§ EXERCISE AIM
Take each line that has the word "with" and return it.

──────── INFORMATION SHOWN

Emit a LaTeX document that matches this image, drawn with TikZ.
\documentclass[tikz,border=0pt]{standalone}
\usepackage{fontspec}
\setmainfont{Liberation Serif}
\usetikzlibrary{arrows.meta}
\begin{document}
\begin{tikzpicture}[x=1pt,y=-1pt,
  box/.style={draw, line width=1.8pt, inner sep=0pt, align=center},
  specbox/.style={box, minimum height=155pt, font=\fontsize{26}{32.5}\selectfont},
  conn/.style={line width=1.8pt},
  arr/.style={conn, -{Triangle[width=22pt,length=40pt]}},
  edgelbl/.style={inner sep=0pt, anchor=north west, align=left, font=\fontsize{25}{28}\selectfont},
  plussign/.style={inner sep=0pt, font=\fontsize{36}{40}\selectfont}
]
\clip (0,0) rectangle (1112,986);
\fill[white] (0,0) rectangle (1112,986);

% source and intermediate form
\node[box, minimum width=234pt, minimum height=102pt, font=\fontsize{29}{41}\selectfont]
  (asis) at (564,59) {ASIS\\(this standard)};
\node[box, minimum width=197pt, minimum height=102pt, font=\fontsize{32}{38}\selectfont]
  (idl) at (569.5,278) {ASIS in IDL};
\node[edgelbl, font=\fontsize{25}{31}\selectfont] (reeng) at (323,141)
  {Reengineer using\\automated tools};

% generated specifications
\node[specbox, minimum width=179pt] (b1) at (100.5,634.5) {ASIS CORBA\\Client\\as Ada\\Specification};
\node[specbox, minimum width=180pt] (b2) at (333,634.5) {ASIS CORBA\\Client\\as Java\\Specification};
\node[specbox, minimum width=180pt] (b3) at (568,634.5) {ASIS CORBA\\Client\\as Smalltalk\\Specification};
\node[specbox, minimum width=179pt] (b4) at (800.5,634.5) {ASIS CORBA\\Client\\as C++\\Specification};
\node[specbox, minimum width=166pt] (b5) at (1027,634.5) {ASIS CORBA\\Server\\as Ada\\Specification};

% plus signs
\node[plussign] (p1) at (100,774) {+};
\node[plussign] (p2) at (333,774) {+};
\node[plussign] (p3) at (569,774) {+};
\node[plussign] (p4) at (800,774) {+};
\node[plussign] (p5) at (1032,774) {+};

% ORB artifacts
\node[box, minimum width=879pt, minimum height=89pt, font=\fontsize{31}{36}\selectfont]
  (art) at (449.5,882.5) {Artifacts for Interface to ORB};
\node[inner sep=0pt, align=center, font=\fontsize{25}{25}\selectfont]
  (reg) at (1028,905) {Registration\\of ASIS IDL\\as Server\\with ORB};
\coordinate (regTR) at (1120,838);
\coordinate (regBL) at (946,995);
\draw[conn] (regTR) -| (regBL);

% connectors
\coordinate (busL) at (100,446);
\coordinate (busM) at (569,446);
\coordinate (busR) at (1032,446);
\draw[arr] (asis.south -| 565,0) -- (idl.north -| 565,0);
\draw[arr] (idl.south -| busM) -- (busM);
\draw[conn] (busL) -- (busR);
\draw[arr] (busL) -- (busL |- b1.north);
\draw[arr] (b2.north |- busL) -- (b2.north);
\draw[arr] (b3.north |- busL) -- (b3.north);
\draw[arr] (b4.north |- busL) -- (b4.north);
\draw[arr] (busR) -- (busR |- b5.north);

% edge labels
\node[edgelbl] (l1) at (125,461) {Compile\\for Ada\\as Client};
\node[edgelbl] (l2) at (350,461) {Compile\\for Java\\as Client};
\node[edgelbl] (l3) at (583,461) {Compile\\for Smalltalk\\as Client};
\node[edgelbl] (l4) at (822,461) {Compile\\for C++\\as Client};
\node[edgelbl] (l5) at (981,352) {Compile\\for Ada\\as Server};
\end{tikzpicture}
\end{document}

────────────────

§ EXERCISE SOLUTION
Emit a LaTeX document that matches this image, drawn with TikZ.
  (reg) at (1028,905) {Registration\\of ASIS IDL\\as Server\\with ORB};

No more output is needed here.